By contrast, larger manufacturers are trying to become more nimble in order to quickly reformulate their products to meet these changing preferences. Increasingly, more companies are leveraging data and analytics technology to target the right product to the right consumer group, and to gain a foothold into where and how they shop.

Small or large, the winners will be those who can get the product right for every consumer segment and deploy digital technology to roll out an efficient value chain.

What channel trends do you see making the biggest impact on the consumer’s path to purchase in 2017?
HALL:
E-commerce is at the top of the list of channels to watch in 2017. With double-digit growth, its reach has become mainstream. E-commerce will affect everyone in the industry.

But brick and mortar stores are not going away. Instead, we see growth in those small shops that meet very specific market needs. Clearly getting assortment right at the channel level is a critical component to future growth. It enables retailers to satisfy the needs of unique shoppers on the occasions when they are making purchase decisions.

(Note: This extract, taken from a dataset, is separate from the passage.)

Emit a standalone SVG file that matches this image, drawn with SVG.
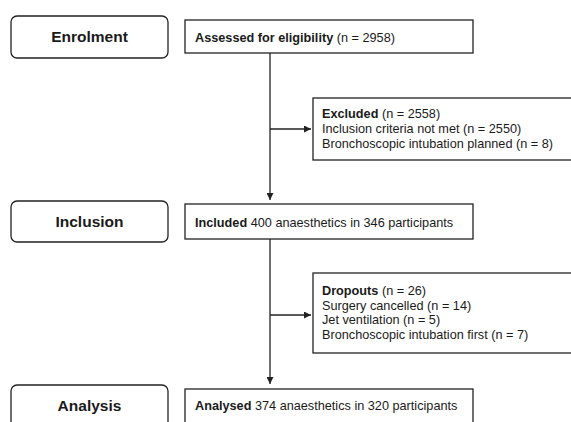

Additionally, direct-to-consumer selling is now common practice within the CPG industry. The trend that started with select startups using digital media in lieu of traditional distribution channels to create compelling value to reach consumers now has big companies getting into the act. Direct-to-consumer selling will become central to the path to purchase in 2017.

Why will efficient programs be a game-changing growth strategy in 2017?
HALL:
Research clearly shows that traditional marketing and trade programs targeting mass audiences are no longer delivering the results that they once did. Consequently, we expect that every sales and marketing program in 2017 will center on the individual consumer.

While shopper and loyalty programs have been focused on individual consumers for some time, the added pervasiveness of digital capabilities (increasingly linked to the consumer’s location) will drive dramatic future growth.